* **REQUIREMENT**: From the first line of the data below through the line bearing "null, 60.4, 62.1]", reproduce each line exactly; do not include pictures.

* **PROVIDED DATA**:
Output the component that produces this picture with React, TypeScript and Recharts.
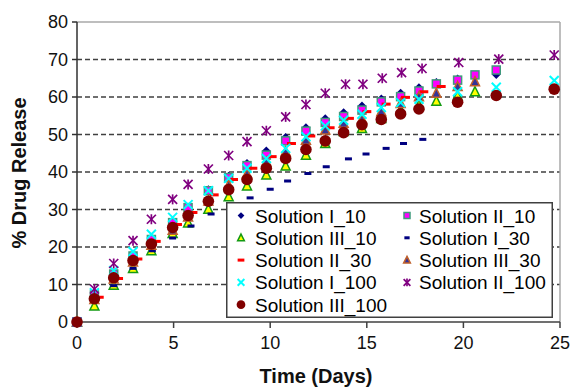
import {
  ScatterChart,
  Scatter,
  XAxis,
  YAxis,
  CartesianGrid,
  ReferenceLine,
  Legend,
} from 'recharts'

const FONT = '"Liberation Sans", Arial, sans-serif'

// shared sampling days (most series)
const days = [0, 0.9, 1.9, 2.9, 3.85, 4.95, 5.75, 6.8, 7.85, 8.8, 9.8, 10.8, 11.85, 12.85, 13.8, 14.75, 15.75, 16.75, 17.7, 18.6, 19.7, 20.6, 21.7, 24.7]

const solI10 = [0, 6.5, 12.5, 17.2, 21.8, 26.2, 30.2, 35.3, 38.9, 42.3, 45.6, 49.2, 51.8, 54.2, 55.8, 57.6, 59.5, 61.0, 62.5, 63.9, 64.8, null, 66.0, null]
const solII10 = [0, 7.2, 12.8, 17.6, 22.0, 26.5, 30.5, 35.0, 38.5, 41.7, 44.5, 48.3, 50.9, 53.2, 54.8, 56.5, 58.7, 60.1, 61.6, 63.5, 64.5, 65.9, 67.2, null]
const solIII10 = [0, 4.3, 9.8, 14.3, 19.0, 23.6, 26.4, 30.1, 33.4, 36.3, 39.2, 41.6, 44.5, 47.6, 50.8, 51.6, 54.3, 56.5, 57.8, 58.9, 60.3, 61.4, null, null]
const solIII30 = [0, 6.0, 11.5, 16.0, 20.5, 24.5, 28.0, 32.3, 36.5, 39.5, 42.7, 45.4, 48.5, 51.2, 53.0, 54.1, 56.1, 58.3, 60.1, 61.0, 62.8, 64.1, null, null]
const solI100 = [0, 7.8, 13.7, 18.8, 23.4, 27.9, 31.3, 35.0, 38.3, 41.0, 43.6, 46.3, 49.4, 52.3, 53.8, 55.4, 57.2, 58.5, 59.4, null, 61.4, null, 62.6, 64.4]
const solIII100 = [0, 6.2, 11.8, 16.4, 20.8, 25.2, 28.4, 32.2, 35.3, 38.0, 41.0, 43.6, 46.0, 48.3, 50.5, 52.6, 54.0, 55.5, 56.8, null, 58.6, null, 60.4, 62.1]

// series with their own sampling days
const daysI30 = [0, 0.9, 1.9, 2.9, 3.9, 4.95, 5.9, 6.94, 8.96, 10.0, 10.9, 11.95, 12.9, 14.05, 14.96, 16.0, 16.9, 17.9]
const solI30 = [0, 6.0, 9.7, 14.3, 19.0, 22.4, 25.6, 28.8, 33.1, 35.4, 37.6, 39.6, 41.4, 43.5, 44.8, 46.3, 47.6, 48.7]

const daysII30 = [0, 1.15, 2.15, 3.15, 4.1, 5.2, 6.0, 7.1, 8.1, 9.1, 10.1, 11.1, 12.1, 13.1, 14.1, 15.0, 16.0, 17.0, 17.95, 18.85]
const solII30 = [0, 6.6, 11.6, 16.8, 21.5, 26.0, 29.2, 33.9, 38.0, 41.0, 44.1, 47.6, 49.6, 51.8, 54.3, 56.1, 58.1, 59.9, 61.4, 62.8]

const daysII100 = [0, 0.9, 1.9, 2.9, 3.85, 4.95, 5.75, 6.8, 7.85, 8.8, 9.8, 10.8, 11.85, 12.85, 13.9, 14.8, 15.8, 16.8, 17.86, 19.76, 21.83, 24.7]
const solII100 = [0, 8.8, 15.6, 21.7, 27.4, 32.7, 36.7, 40.8, 44.4, 48.1, 51.0, 54.7, 58.0, 61.0, 63.4, 63.4, 65.0, 66.5, 67.6, 69.2, 70.1, 71.2]

const xTicks = [0, 5, 10, 15, 20, 25]
const yTicks = [0, 10, 20, 30, 40, 50, 60, 70, 80]
const gridValues = [10, 20, 30, 40, 50, 60, 70]

type Kind = 'diamond' | 'square' | 'triYellow' | 'dashNavy' | 'dashRed' | 'triBrown' | 'cross' | 'star' | 'circle'

function toPoints(xs: number[], ys: (number | null)[]) {
  const out: { x: number; y: number }[] = []
  ys.forEach((y, i) => {
    if (y !== null) out.push({ x: xs[i], y })
  })
  return out
}

const series: { name: string; kind: Kind; data: { x: number; y: number }[] }[] = [
  { name: 'Solution I_10', kind: 'diamond', data: toPoints(days, solI10) },
  { name: 'Solution II_10', kind: 'square', data: toPoints(days, solII10) },
  { name: 'Solution III_10', kind: 'triYellow', data: toPoints(days, solIII10) },
  { name: 'Solution I_30', kind: 'dashNavy', data: toPoints(daysI30, solI30) },
  { name: 'Solution II_30', kind: 'dashRed', data: toPoints(daysII30, solII30) },
  { name: 'Solution III_30', kind: 'triBrown', data: toPoints(days, solIII30) },
  { name: 'Solution I_100', kind: 'cross', data: toPoints(days, solI100) },
  { name: 'Solution II_100', kind: 'star', data: toPoints(daysII100, solII100) },
  { name: 'Solution III_100', kind: 'circle', data: toPoints(days, solIII100) },
]

function Marker({ kind, cx, cy, s = 1 }: { kind: Kind; cx: number; cy: number; s?: number }) {
  if (cx == null || cy == null) return null
  switch (kind) {
    case 'diamond': {
      const h = 4.5 * s
      return <polygon points={`${cx},${cy - h} ${cx + h},${cy} ${cx},${cy + h} ${cx - h},${cy}`} fill="#000080" />
    }
    case 'square': {
      const h = 4 * s
      return <rect x={cx - h} y={cy - h} width={2 * h} height={2 * h} fill="#ff00ff" stroke="#3f9a7c" strokeWidth={1.5} />
    }
    case 'triYellow': {
      const w = 4.5 * s
      return (
        <polygon
          points={`${cx},${cy - 5 * s} ${cx + w},${cy + 4 * s} ${cx - w},${cy + 4 * s}`}
          fill="#ffff00"
          stroke="#139a13"
          strokeWidth={1.5}
        />
      )
    }
    case 'dashNavy':
      return <rect x={cx - 3.5 * s} y={cy - 1.5} width={7 * s} height={3} fill="#000080" />
    case 'dashRed':
      return <rect x={cx - 4.5 * s} y={cy - 1.5} width={9 * s} height={3} fill="#ff0000" />
    case 'triBrown': {
      const w = 4.5 * s
      return (
        <polygon
          points={`${cx},${cy - 5 * s} ${cx + w},${cy + 4 * s} ${cx - w},${cy + 4 * s}`}
          fill="#333399"
          stroke="#c0602a"
          strokeWidth={1.5}
        />
      )
    }
    case 'cross': {
      const h = 4.5 * s
      return (
        <g stroke="#00ffff" strokeWidth={2}>
          <line x1={cx - h} y1={cy - h} x2={cx + h} y2={cy + h} />
          <line x1={cx - h} y1={cy + h} x2={cx + h} y2={cy - h} />
        </g>
      )
    }
    case 'star': {
      const h = 4.5 * s
      return (
        <g stroke="#800080" strokeWidth={1.7}>
          <line x1={cx - h} y1={cy - h} x2={cx + h} y2={cy + h} />
          <line x1={cx - h} y1={cy + h} x2={cx + h} y2={cy - h} />
          <line x1={cx} y1={cy - h - 0.5} x2={cx} y2={cy + h + 0.5} />
        </g>
      )
    }
    case 'circle':
      return <circle cx={cx} cy={cy} r={5.8 * s} fill="#800000" />
  }
  return null
}

function renderLegend() {
  return (
    <svg width={327} height={116} style={{ display: 'block' }}>
      <rect x={0.75} y={0.75} width={325.5} height={114.5} fill="#fff" stroke="#404040" strokeWidth={1.5} />
      {series.map((s, i) => {
        const col = i % 2
        const row = Math.floor(i / 2)
        const cy = 13.5 + row * 22.3
        const mx = col ? 181 : 15
        const tx = col ? 193 : 29
        return (
          <g key={s.name}>
            <Marker kind={s.kind} cx={mx} cy={cy} s={0.75} />
            <text x={tx} y={cy + 7} fontFamily={FONT} fontSize={19} fill="#000">
              {s.name}
            </text>
          </g>
        )
      })}
    </svg>
  )
}

export default function App() {
  return (
    <div style={{ position: 'absolute', left: 0, top: 0, background: '#fff' }}>
      <ScatterChart width={571} height={387} margin={{ top: 22, right: 11, bottom: 0, left: 0 }}>
        <CartesianGrid
          vertical={false}
          horizontalValues={gridValues}
          stroke="#404040"
          strokeWidth={1.3}
          strokeDasharray="5 3"
        />
        <ReferenceLine y={80} stroke="#a8a8a8" strokeWidth={1.5} />
        <ReferenceLine x={25} stroke="#a8a8a8" strokeWidth={1.5} />
        <XAxis
          type="number"
          dataKey="x"
          domain={[0, 25]}
          ticks={xTicks}
          height={65}
          tickSize={6}
          tickMargin={8}
          axisLine={{ stroke: '#404040', strokeWidth: 1.5 }}
          tickLine={{ stroke: '#404040', strokeWidth: 1.5 }}
          tick={{ fontFamily: FONT, fontSize: 18, fill: '#111' }}
          label={() => (
            <text x={316} y={383} textAnchor="middle" fontFamily={FONT} fontSize={20} fontWeight="bold" fill="#111">
              Time (Days)
            </text>
          )}
        />
        <YAxis
          type="number"
          dataKey="y"
          domain={[0, 80]}
          ticks={yTicks}
          width={77}
          tickSize={5}
          tickMargin={4}
          axisLine={{ stroke: '#303030', strokeWidth: 1.5 }}
          tickLine={{ stroke: '#303030', strokeWidth: 1.5 }}
          tick={{ fontFamily: FONT, fontSize: 18, fill: '#111' }}
          label={() => (
            <text
              x={26}
              y={173}
              transform="rotate(-90 26 173)"
              textAnchor="middle"
              fontFamily={FONT}
              fontSize={20}
              fontWeight="bold"
              fill="#111"
            >
              % Drug Release
            </text>
          )}
        />
        {series.map((s) => (
          <Scatter
            key={s.name}
            name={s.name}
            data={s.data}
            isAnimationActive={false}
            shape={(p: any) => <Marker kind={s.kind} cx={p.cx} cy={p.cy} />}
          />
        ))}
        <Legend
          content={renderLegend}
          align="center"
          verticalAlign="middle"
          wrapperStyle={{ left: 226, top: 202, width: 327, height: 116 }}
        />
      </ScatterChart>
    </div>
  )
}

* **TASK RESPONSE**:
Output the component that produces this picture with React, TypeScript and Recharts.
import {
  ScatterChart,
  Scatter,
  XAxis,
  YAxis,
  CartesianGrid,
  ReferenceLine,
  Legend,
} from 'recharts'

const FONT = '"Liberation Sans", Arial, sans-serif'

// shared sampling days (most series)
const days = [0, 0.9, 1.9, 2.9, 3.85, 4.95, 5.75, 6.8, 7.85, 8.8, 9.8, 10.8, 11.85, 12.85, 13.8, 14.75, 15.75, 16.75, 17.7, 18.6, 19.7, 20.6, 21.7, 24.7]

const solI10 = [0, 6.5, 12.5, 17.2, 21.8, 26.2, 30.2, 35.3, 38.9, 42.3, 45.6, 49.2, 51.8, 54.2, 55.8, 57.6, 59.5, 61.0, 62.5, 63.9, 64.8, null, 66.0, null]
const solII10 = [0, 7.2, 12.8, 17.6, 22.0, 26.5, 30.5, 35.0, 38.5, 41.7, 44.5, 48.3, 50.9, 53.2, 54.8, 56.5, 58.7, 60.1, 61.6, 63.5, 64.5, 65.9, 67.2, null]
const solIII10 = [0, 4.3, 9.8, 14.3, 19.0, 23.6, 26.4, 30.1, 33.4, 36.3, 39.2, 41.6, 44.5, 47.6, 50.8, 51.6, 54.3, 56.5, 57.8, 58.9, 60.3, 61.4, null, null]
const solIII30 = [0, 6.0, 11.5, 16.0, 20.5, 24.5, 28.0, 32.3, 36.5, 39.5, 42.7, 45.4, 48.5, 51.2, 53.0, 54.1, 56.1, 58.3, 60.1, 61.0, 62.8, 64.1, null, null]
const solI100 = [0, 7.8, 13.7, 18.8, 23.4, 27.9, 31.3, 35.0, 38.3, 41.0, 43.6, 46.3, 49.4, 52.3, 53.8, 55.4, 57.2, 58.5, 59.4, null, 61.4, null, 62.6, 64.4]
const solIII100 = [0, 6.2, 11.8, 16.4, 20.8, 25.2, 28.4, 32.2, 35.3, 38.0, 41.0, 43.6, 46.0, 48.3, 50.5, 52.6, 54.0, 55.5, 56.8, null, 58.6, null, 60.4, 62.1]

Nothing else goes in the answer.